### [DATASET SECTION]

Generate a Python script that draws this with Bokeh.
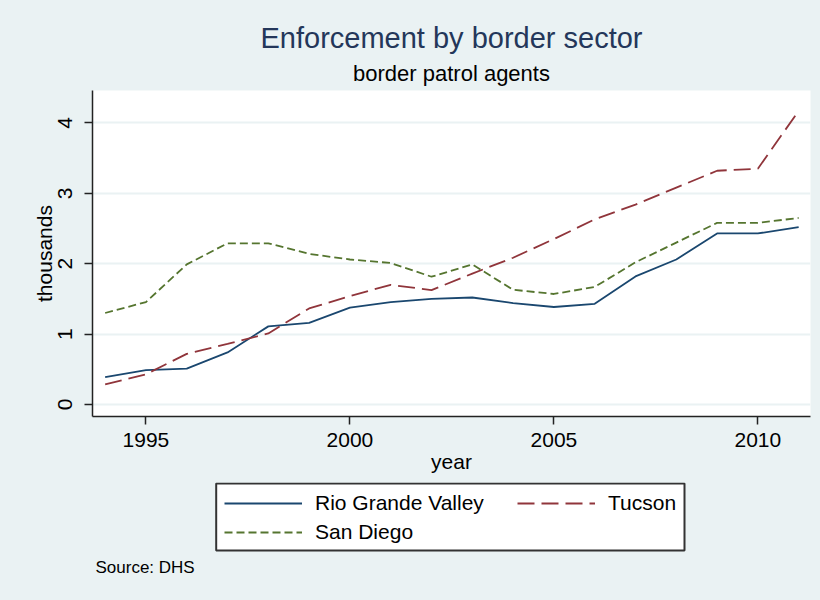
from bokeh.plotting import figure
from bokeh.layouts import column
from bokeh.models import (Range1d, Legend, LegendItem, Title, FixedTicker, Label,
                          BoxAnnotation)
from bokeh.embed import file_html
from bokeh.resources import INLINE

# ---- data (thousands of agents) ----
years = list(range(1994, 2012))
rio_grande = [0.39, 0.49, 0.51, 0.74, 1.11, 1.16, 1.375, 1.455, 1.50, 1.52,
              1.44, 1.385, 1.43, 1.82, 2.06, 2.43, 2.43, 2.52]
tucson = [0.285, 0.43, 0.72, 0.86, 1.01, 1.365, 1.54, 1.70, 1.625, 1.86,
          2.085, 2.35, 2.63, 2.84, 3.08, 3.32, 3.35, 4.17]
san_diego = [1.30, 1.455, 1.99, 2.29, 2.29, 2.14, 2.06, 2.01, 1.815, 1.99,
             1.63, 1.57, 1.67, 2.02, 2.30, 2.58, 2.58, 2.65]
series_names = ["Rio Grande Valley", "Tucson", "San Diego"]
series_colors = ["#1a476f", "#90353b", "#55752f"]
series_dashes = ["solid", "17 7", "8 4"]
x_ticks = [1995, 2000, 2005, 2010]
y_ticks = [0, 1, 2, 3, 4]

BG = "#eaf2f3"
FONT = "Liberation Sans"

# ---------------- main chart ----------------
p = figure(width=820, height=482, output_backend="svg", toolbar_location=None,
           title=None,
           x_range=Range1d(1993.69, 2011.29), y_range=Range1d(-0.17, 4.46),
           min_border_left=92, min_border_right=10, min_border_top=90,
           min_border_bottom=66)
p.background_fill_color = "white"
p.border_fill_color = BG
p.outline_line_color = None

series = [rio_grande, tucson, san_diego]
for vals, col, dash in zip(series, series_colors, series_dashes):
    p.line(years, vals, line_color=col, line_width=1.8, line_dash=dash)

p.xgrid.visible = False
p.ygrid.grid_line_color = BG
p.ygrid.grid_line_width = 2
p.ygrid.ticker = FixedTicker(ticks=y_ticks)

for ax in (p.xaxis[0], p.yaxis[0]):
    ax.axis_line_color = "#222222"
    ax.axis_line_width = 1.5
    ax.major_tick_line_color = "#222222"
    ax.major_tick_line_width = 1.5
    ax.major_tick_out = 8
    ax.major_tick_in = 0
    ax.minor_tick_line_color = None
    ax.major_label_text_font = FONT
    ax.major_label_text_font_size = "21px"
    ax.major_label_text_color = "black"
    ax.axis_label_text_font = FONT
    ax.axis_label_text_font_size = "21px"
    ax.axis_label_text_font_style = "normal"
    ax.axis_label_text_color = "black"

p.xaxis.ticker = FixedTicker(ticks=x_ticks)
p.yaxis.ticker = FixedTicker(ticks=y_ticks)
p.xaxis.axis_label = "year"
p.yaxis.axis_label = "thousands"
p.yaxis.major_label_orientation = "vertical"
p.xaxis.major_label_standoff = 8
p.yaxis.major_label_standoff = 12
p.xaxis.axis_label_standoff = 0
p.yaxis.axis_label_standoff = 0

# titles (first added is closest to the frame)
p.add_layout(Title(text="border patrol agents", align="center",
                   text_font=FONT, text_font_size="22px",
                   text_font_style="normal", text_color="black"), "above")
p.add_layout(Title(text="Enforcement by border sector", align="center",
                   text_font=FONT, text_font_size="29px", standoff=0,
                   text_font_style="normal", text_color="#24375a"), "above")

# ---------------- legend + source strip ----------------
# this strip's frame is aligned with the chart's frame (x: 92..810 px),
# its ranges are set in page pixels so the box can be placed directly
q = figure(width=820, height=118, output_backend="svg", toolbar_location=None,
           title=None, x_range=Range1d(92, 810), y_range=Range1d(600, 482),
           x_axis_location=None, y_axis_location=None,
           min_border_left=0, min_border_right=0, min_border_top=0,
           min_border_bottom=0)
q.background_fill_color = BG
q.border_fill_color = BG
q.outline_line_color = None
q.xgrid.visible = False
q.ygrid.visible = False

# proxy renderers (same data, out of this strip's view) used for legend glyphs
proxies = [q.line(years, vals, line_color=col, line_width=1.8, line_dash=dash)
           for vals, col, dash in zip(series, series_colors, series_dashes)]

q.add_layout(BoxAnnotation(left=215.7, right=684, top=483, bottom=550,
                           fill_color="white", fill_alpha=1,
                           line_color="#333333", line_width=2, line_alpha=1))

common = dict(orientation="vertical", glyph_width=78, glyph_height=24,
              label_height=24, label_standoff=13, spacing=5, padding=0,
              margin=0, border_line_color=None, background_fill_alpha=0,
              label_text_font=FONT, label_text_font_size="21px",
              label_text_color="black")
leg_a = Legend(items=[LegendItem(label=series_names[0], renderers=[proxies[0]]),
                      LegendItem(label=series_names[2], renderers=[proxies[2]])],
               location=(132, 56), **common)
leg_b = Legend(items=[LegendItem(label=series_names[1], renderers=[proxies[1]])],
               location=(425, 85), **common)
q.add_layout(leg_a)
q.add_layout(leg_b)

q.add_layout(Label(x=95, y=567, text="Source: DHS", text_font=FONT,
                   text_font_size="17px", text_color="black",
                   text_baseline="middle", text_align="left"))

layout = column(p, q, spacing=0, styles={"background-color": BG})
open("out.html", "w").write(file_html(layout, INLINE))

### [PROBLEM DESCRIPTION]
Your task is an exact transcription of all the data, minus the pictures.

### [RESULT FOR THIS EXERCISE]
Generate a Python script that draws this with Bokeh.
from bokeh.plotting import figure
from bokeh.layouts import column
from bokeh.models import (Range1d, Legend, LegendItem, Title, FixedTicker, Label,
                          BoxAnnotation)
from bokeh.embed import file_html
from bokeh.resources import INLINE

# ---- data (thousands of agents) ----
years = list(range(1994, 2012))
rio_grande = [0.39, 0.49, 0.51, 0.74, 1.11, 1.16, 1.375, 1.455, 1.50, 1.52,
              1.44, 1.385, 1.43, 1.82, 2.06, 2.43, 2.43, 2.52]
tucson = [0.285, 0.43, 0.72, 0.86, 1.01, 1.365, 1.54, 1.70, 1.625, 1.86,
          2.085, 2.35, 2.63, 2.84, 3.08, 3.32, 3.35, 4.17]
san_diego = [1.30, 1.455, 1.99, 2.29, 2.29, 2.14, 2.06, 2.01, 1.815, 1.99,
             1.63, 1.57, 1.67, 2.02, 2.30, 2.58, 2.58, 2.65]
series_names = ["Rio Grande Valley", "Tucson", "San Diego"]
series_colors = ["#1a476f", "#90353b", "#55752f"]
series_dashes = ["solid", "17 7", "8 4"]
x_ticks = [1995, 2000, 2005, 2010]
y_ticks = [0, 1, 2, 3, 4]

BG = "#eaf2f3"
FONT = "Liberation Sans"

# ---------------- main chart ----------------
p = figure(width=820, height=482, output_backend="svg", toolbar_location=None,
           title=None,
           x_range=Range1d(1993.69, 2011.29), y_range=Range1d(-0.17, 4.46),
           min_border_left=92, min_border_right=10, min_border_top=90,
           min_border_bottom=66)
p.background_fill_color = "white"
p.border_fill_color = BG
p.outline_line_color = None

series = [rio_grande, tucson, san_diego]
for vals, col, dash in zip(series, series_colors, series_dashes):
    p.line(years, vals, line_color=col, line_width=1.8, line_dash=dash)

p.xgrid.visible = False
p.ygrid.grid_line_color = BG
p.ygrid.grid_line_width = 2
p.ygrid.ticker = FixedTicker(ticks=y_ticks)

for ax in (p.xaxis[0], p.yaxis[0]):
    ax.axis_line_color = "#222222"
    ax.axis_line_width = 1.5
    ax.major_tick_line_color = "#222222"
    ax.major_tick_line_width = 1.5
    ax.major_tick_out = 8
    ax.major_tick_in = 0
    ax.minor_tick_line_color = None
    ax.major_label_text_font = FONT
    ax.major_label_text_font_size = "21px"
    ax.major_label_text_color = "black"
    ax.axis_label_text_font = FONT
    ax.axis_label_text_font_size = "21px"
    ax.axis_label_text_font_style = "normal"
    ax.axis_label_text_color = "black"

p.xaxis.ticker = FixedTicker(ticks=x_ticks)
p.yaxis.ticker = FixedTicker(ticks=y_ticks)
p.xaxis.axis_label = "year"
p.yaxis.axis_label = "thousands"
p.yaxis.major_label_orientation = "vertical"
p.xaxis.major_label_standoff = 8
p.yaxis.major_label_standoff = 12
p.xaxis.axis_label_standoff = 0
p.yaxis.axis_label_standoff = 0

# titles (first added is closest to the frame)
p.add_layout(Title(text="border patrol agents", align="center",
                   text_font=FONT, text_font_size="22px",
                   text_font_style="normal", text_color="black"), "above")
p.add_layout(Title(text="Enforcement by border sector", align="center",
                   text_font=FONT, text_font_size="29px", standoff=0,
                   text_font_style="normal", text_color="#24375a"), "above")

# ---------------- legend + source strip ----------------
# this strip's frame is aligned with the chart's frame (x: 92..810 px),
# its ranges are set in page pixels so the box can be placed directly
q = figure(width=820, height=118, output_backend="svg", toolbar_location=None,
           title=None, x_range=Range1d(92, 810), y_range=Range1d(600, 482),
           x_axis_location=None, y_axis_location=None,
           min_border_left=0, min_border_right=0, min_border_top=0,
           min_border_bottom=0)
q.background_fill_color = BG
q.border_fill_color = BG
q.outline_line_color = None
q.xgrid.visible = False
q.ygrid.visible = False

# proxy renderers (same data, out of this strip's view) used for legend glyphs
proxies = [q.line(years, vals, line_color=col, line_width=1.8, line_dash=dash)
           for vals, col, dash in zip(series, series_colors, series_dashes)]

q.add_layout(BoxAnnotation(left=215.7, right=684, top=483, bottom=550,
                           fill_color="white", fill_alpha=1,
                           line_color="#333333", line_width=2, line_alpha=1))

common = dict(orientation="vertical", glyph_width=78, glyph_height=24,
              label_height=24, label_standoff=13, spacing=5, padding=0,
              margin=0, border_line_color=None, background_fill_alpha=0,
              label_text_font=FONT, label_text_font_size="21px",
              label_text_color="black")
leg_a = Legend(items=[LegendItem(label=series_names[0], renderers=[proxies[0]]),
                      LegendItem(label=series_names[2], renderers=[proxies[2]])],
               location=(132, 56), **common)
leg_b = Legend(items=[LegendItem(label=series_names[1], renderers=[proxies[1]])],
               location=(425, 85), **common)
q.add_layout(leg_a)
q.add_layout(leg_b)

q.add_layout(Label(x=95, y=567, text="Source: DHS", text_font=FONT,
                   text_font_size="17px", text_color="black",
                   text_baseline="middle", text_align="left"))

layout = column(p, q, spacing=0, styles={"background-color": BG})
open("out.html", "w").write(file_html(layout, INLINE))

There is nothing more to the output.